Keep trees in hurricane trim

Damage to homes and power lines can be prevented or lessened by preventive pruning.

Published April 17, 2005

Christmas isn't the only time to trim trees.

"In terms of preventing damage to your home and improving our ability to restore power, it's critical that everybody properly maintain and trim their trees prior to hurricane season," said Michelle Baker, emergency management director of Pasco County.

Uprooted trees, downed limbs and the cleanup of debris was a major and costly problem after last summer's four hurricanes.

Trying to mitigate property damage should be a priority for homeowners, said Citrus County Emergency Management Director Jim Soukup.

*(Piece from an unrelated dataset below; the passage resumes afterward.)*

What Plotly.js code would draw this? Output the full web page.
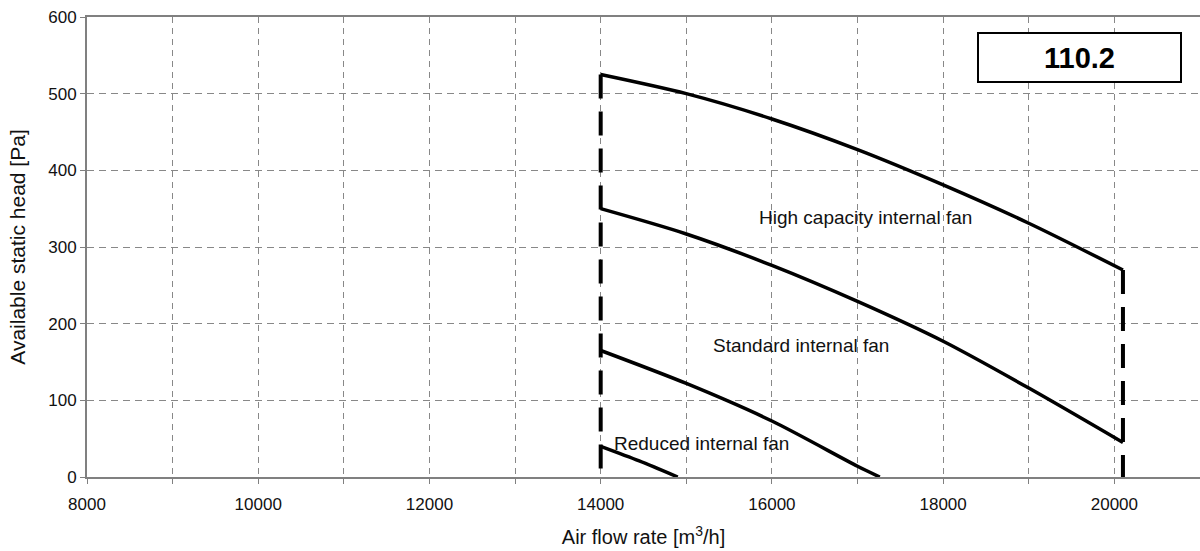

"Look at your trees," he said. "If there's any rotten limbs, get rid of them immediately."

Thomas Leto, the emergency management director in Hernando County, recently got rid of a dead tree on his property.

He was worried that any "wind event" - hurricane, tornado, thunderstorm - would bring the tree crashing down on his home.

"Get the trees trimmed," Leto said. "Do it before the start of the season, and do it each year. I would make the investment, because it's money well-spent."

That strategy may be fine in rural Citrus and Hernando counties, but in cities, such as Tampa and St. Petersburg, homeowners may have to get permits to trim or cut down trees, said Larry Gispert, director of Hillsborough County Emergency Management.

"Just don't go out and rent a chain saw and start hacking away at your 100-year-old tree," he said.

Call city building officials, he suggested. And if the tree is near a power line, call the people at your power company. Sometimes, they will trim those trees for you, or suggest a licensed tree-trimming contractor whom you can call. Most power companies, such as Progress Energy, have a three-year tree-trimming schedule, where arborists and licensed trimmers shave foliage and limbs away from power lines.

Still, homeowners can help themselves.

"Our recommendation is that people keep the overhang of trees away from the home," said Gary Vickers, director of Pinellas County Emergency Management. "Obviously if they break and fall, they're going to come down over the roof."

Damaged limbs often fall during the season's first mild storm. But it's still a good idea to check the health of your trees and secure anything else in your yard before hurricane season.

"Anything that can be picked up by the wind can be a missile," Hillsborough County's Gispert said.

After a hurricane, "the removal of debris can be a mammoth problem," he said. "Trees, telephone poles, power poles, travel trailers, boats. ... Anything that can be picked up and blown away just adds to the problem."